#### [Aim of the task]
Reproduce the listing exactly, with no pictures in your copy.

***** Data extract *****

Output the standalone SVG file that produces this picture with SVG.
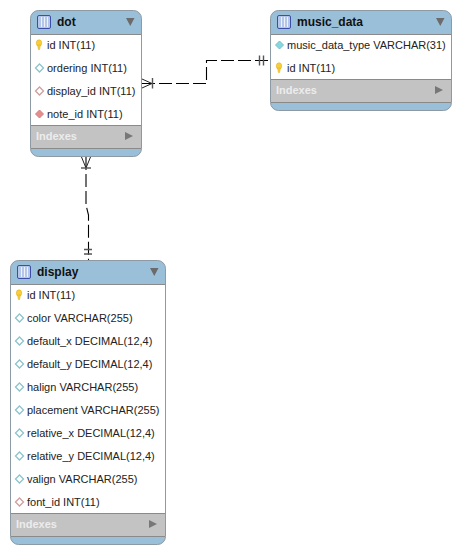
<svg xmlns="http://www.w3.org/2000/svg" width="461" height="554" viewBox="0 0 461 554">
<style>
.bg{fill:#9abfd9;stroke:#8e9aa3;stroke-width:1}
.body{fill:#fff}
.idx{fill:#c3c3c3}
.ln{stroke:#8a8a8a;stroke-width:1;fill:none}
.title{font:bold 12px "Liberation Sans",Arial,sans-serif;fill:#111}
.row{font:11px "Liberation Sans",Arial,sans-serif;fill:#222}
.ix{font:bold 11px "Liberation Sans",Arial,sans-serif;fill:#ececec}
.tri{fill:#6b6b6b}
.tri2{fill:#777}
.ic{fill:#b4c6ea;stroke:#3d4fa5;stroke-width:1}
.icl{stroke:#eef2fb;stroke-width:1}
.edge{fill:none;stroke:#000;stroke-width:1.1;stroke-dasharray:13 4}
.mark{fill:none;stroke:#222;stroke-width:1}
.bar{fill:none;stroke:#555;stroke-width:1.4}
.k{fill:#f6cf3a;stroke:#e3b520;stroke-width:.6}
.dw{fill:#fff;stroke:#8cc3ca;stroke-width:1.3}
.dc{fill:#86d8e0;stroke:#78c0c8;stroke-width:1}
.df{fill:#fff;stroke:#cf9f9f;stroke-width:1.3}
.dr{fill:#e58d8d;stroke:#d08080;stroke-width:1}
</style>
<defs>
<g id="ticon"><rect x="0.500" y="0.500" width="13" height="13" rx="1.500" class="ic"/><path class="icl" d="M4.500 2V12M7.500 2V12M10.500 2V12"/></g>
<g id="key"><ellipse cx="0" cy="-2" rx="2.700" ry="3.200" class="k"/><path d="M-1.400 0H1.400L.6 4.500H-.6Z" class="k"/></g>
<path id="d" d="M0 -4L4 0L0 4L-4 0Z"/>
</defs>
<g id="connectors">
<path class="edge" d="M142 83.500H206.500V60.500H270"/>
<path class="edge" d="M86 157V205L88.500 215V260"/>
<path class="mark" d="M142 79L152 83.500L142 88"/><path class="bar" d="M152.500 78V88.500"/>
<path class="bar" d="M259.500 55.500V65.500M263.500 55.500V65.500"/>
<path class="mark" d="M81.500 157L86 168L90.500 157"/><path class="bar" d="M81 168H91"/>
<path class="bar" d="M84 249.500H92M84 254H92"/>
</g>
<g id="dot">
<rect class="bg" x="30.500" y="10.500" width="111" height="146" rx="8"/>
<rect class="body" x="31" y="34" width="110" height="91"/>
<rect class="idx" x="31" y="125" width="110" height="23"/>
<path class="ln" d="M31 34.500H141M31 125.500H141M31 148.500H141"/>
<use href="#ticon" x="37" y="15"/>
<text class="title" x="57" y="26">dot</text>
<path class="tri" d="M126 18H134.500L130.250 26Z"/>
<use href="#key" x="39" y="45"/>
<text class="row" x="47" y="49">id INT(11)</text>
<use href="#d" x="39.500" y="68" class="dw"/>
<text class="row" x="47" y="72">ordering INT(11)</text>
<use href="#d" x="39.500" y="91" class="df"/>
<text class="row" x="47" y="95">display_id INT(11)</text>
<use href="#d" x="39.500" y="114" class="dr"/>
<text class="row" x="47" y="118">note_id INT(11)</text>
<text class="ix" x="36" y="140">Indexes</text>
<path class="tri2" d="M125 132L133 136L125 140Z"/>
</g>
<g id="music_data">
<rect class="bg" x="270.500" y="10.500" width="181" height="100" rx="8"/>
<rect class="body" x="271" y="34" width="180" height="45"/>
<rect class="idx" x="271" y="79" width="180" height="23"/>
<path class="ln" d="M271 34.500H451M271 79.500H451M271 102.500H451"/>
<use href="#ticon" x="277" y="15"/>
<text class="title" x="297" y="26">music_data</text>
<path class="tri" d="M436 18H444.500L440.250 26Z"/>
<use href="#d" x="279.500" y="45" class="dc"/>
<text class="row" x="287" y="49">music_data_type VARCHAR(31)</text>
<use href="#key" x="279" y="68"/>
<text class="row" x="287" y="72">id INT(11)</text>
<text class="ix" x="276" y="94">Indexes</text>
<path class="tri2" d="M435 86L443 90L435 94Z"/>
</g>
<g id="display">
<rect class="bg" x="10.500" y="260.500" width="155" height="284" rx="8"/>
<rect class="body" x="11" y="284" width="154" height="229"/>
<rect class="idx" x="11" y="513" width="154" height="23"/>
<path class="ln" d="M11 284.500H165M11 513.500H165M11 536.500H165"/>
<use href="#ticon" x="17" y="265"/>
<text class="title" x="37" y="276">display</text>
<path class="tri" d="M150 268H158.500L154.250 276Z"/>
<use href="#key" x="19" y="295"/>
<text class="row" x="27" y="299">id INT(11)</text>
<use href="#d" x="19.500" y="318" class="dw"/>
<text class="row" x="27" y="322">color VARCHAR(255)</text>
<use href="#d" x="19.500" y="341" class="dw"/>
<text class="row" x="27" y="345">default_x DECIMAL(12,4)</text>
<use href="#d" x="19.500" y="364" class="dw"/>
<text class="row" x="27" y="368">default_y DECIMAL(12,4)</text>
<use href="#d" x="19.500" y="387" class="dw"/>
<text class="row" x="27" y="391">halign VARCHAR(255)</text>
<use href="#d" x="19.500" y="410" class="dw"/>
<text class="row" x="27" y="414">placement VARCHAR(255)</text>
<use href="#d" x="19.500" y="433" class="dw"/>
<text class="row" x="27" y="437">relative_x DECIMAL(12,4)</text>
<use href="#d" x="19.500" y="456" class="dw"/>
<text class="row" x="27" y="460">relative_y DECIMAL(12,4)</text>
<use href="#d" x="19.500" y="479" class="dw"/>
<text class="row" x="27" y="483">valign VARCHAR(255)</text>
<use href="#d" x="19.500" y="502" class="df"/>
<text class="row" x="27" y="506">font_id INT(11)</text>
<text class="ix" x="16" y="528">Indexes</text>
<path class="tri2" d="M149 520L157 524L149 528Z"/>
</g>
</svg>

*****

#### [Answer in full]
Output the standalone SVG file that produces this picture with SVG.
<svg xmlns="http://www.w3.org/2000/svg" width="461" height="554" viewBox="0 0 461 554">
<style>
.bg{fill:#9abfd9;stroke:#8e9aa3;stroke-width:1}
.body{fill:#fff}
.idx{fill:#c3c3c3}
.ln{stroke:#8a8a8a;stroke-width:1;fill:none}
.title{font:bold 12px "Liberation Sans",Arial,sans-serif;fill:#111}
.row{font:11px "Liberation Sans",Arial,sans-serif;fill:#222}
.ix{font:bold 11px "Liberation Sans",Arial,sans-serif;fill:#ececec}
.tri{fill:#6b6b6b}
.tri2{fill:#777}
.ic{fill:#b4c6ea;stroke:#3d4fa5;stroke-width:1}
.icl{stroke:#eef2fb;stroke-width:1}
.edge{fill:none;stroke:#000;stroke-width:1.1;stroke-dasharray:13 4}
.mark{fill:none;stroke:#222;stroke-width:1}
.bar{fill:none;stroke:#555;stroke-width:1.4}
.k{fill:#f6cf3a;stroke:#e3b520;stroke-width:.6}
.dw{fill:#fff;stroke:#8cc3ca;stroke-width:1.3}
.dc{fill:#86d8e0;stroke:#78c0c8;stroke-width:1}
.df{fill:#fff;stroke:#cf9f9f;stroke-width:1.3}
.dr{fill:#e58d8d;stroke:#d08080;stroke-width:1}
</style>
<defs>
<g id="ticon"><rect x="0.500" y="0.500" width="13" height="13" rx="1.500" class="ic"/><path class="icl" d="M4.500 2V12M7.500 2V12M10.500 2V12"/></g>
<g id="key"><ellipse cx="0" cy="-2" rx="2.700" ry="3.200" class="k"/><path d="M-1.400 0H1.400L.6 4.500H-.6Z" class="k"/></g>
<path id="d" d="M0 -4L4 0L0 4L-4 0Z"/>
</defs>
<g id="connectors">
<path class="edge" d="M142 83.500H206.500V60.500H270"/>
<path class="edge" d="M86 157V205L88.500 215V260"/>
<path class="mark" d="M142 79L152 83.500L142 88"/><path class="bar" d="M152.500 78V88.500"/>
<path class="bar" d="M259.500 55.500V65.500M263.500 55.500V65.500"/>
<path class="mark" d="M81.500 157L86 168L90.500 157"/><path class="bar" d="M81 168H91"/>
<path class="bar" d="M84 249.500H92M84 254H92"/>
</g>
<g id="dot">
<rect class="bg" x="30.500" y="10.500" width="111" height="146" rx="8"/>
<rect class="body" x="31" y="34" width="110" height="91"/>
<rect class="idx" x="31" y="125" width="110" height="23"/>
<path class="ln" d="M31 34.500H141M31 125.500H141M31 148.500H141"/>
<use href="#ticon" x="37" y="15"/>
<text class="title" x="57" y="26">dot</text>
<path class="tri" d="M126 18H134.500L130.250 26Z"/>
<use href="#key" x="39" y="45"/>
<text class="row" x="47" y="49">id INT(11)</text>
<use href="#d" x="39.500" y="68" class="dw"/>
<text class="row" x="47" y="72">ordering INT(11)</text>
<use href="#d" x="39.500" y="91" class="df"/>
<text class="row" x="47" y="95">display_id INT(11)</text>
<use href="#d" x="39.500" y="114" class="dr"/>
<text class="row" x="47" y="118">note_id INT(11)</text>
<text class="ix" x="36" y="140">Indexes</text>
<path class="tri2" d="M125 132L133 136L125 140Z"/>
</g>
<g id="music_data">
<rect class="bg" x="270.500" y="10.500" width="181" height="100" rx="8"/>
<rect class="body" x="271" y="34" width="180" height="45"/>
<rect class="idx" x="271" y="79" width="180" height="23"/>
<path class="ln" d="M271 34.500H451M271 79.500H451M271 102.500H451"/>
<use href="#ticon" x="277" y="15"/>
<text class="title" x="297" y="26">music_data</text>
<path class="tri" d="M436 18H444.500L440.250 26Z"/>
<use href="#d" x="279.500" y="45" class="dc"/>
<text class="row" x="287" y="49">music_data_type VARCHAR(31)</text>
<use href="#key" x="279" y="68"/>
<text class="row" x="287" y="72">id INT(11)</text>
<text class="ix" x="276" y="94">Indexes</text>
<path class="tri2" d="M435 86L443 90L435 94Z"/>
</g>
<g id="display">
<rect class="bg" x="10.500" y="260.500" width="155" height="284" rx="8"/>
<rect class="body" x="11" y="284" width="154" height="229"/>
<rect class="idx" x="11" y="513" width="154" height="23"/>
<path class="ln" d="M11 284.500H165M11 513.500H165M11 536.500H165"/>
<use href="#ticon" x="17" y="265"/>
<text class="title" x="37" y="276">display</text>
<path class="tri" d="M150 268H158.500L154.250 276Z"/>
<use href="#key" x="19" y="295"/>
<text class="row" x="27" y="299">id INT(11)</text>
<use href="#d" x="19.500" y="318" class="dw"/>
<text class="row" x="27" y="322">color VARCHAR(255)</text>
<use href="#d" x="19.500" y="341" class="dw"/>
<text class="row" x="27" y="345">default_x DECIMAL(12,4)</text>
<use href="#d" x="19.500" y="364" class="dw"/>
<text class="row" x="27" y="368">default_y DECIMAL(12,4)</text>
<use href="#d" x="19.500" y="387" class="dw"/>
<text class="row" x="27" y="391">halign VARCHAR(255)</text>
<use href="#d" x="19.500" y="410" class="dw"/>
<text class="row" x="27" y="414">placement VARCHAR(255)</text>
<use href="#d" x="19.500" y="433" class="dw"/>
<text class="row" x="27" y="437">relative_x DECIMAL(12,4)</text>
<use href="#d" x="19.500" y="456" class="dw"/>
<text class="row" x="27" y="460">relative_y DECIMAL(12,4)</text>
<use href="#d" x="19.500" y="479" class="dw"/>
<text class="row" x="27" y="483">valign VARCHAR(255)</text>
<use href="#d" x="19.500" y="502" class="df"/>
<text class="row" x="27" y="506">font_id INT(11)</text>
<text class="ix" x="16" y="528">Indexes</text>
<path class="tri2" d="M149 520L157 524L149 528Z"/>
</g>
</svg>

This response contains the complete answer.